The exceptions to this trend, said Albutt, are the more expensive, upper middle and upper bracket homes which can still sit on the market for months and certain homes in the outlying country districts.
“Market conditions like those now prevailing,” said Albutt, “can bring with them a very real danger, one that needs to be countered by every honest estate agent. This is the tendency to overprice.”
“When certain potential sellers hear the phrase, ‘We are now in a sellers’ market’, they immediately start to think in terms of bigger profits and mark-ups and this leads them into the old trap of pricing unrealistically, often 10 or 20% above realistic market levels. This is a tendency we have seen in the property sector for as long as I can remember – and it is a fatal tactic because it always leads to the home sticking on the market and then either being withdrawn or eventually selling below its current market value.”
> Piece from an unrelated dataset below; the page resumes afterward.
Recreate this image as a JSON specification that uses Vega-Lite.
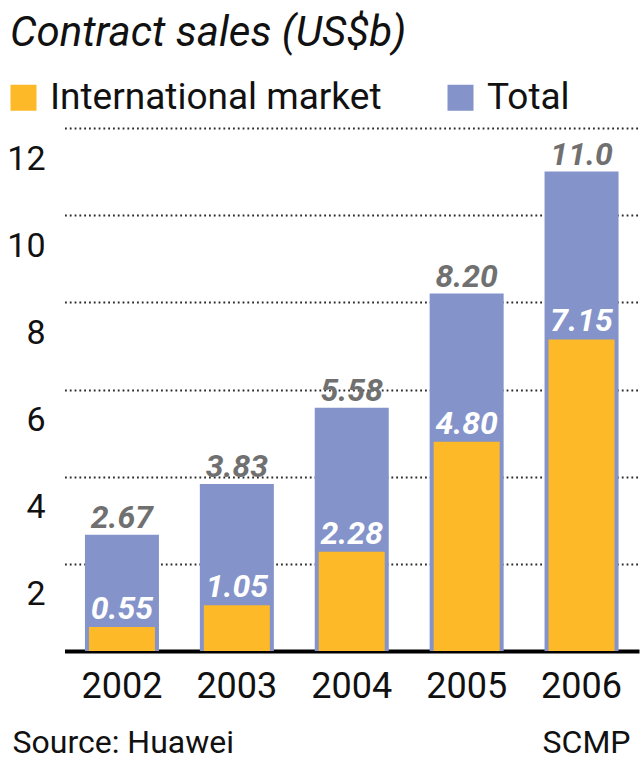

Regrettably, added Albutt, certain estate agents will always play along with the desire to overprice, promising unrealistic prices which they cannot meet in return for getting the mandate.
In the present conditions, said Albutt, potential sellers who held back from selling in the 2008 to 2011 era because prices had been so severely hit by the recession will now start returning to the market and this could, to an extent, help alleviate the shortage. However, he said, some sellers need to be warned against overoptimistic pricing. Having waited so long they are now likely to be impatient for big profits.
“The reason why over-pricers seldom get what they want is simple,” said Albutt. “Today’s buyers have easy access to information and are better informed and wiser than at any previous stage in South Africa’s property history. Unless they fall completely in love with the home, they are very unlikely to be tricked into paying more than its true market value – and they will exercise patience rather than buy impulsively.”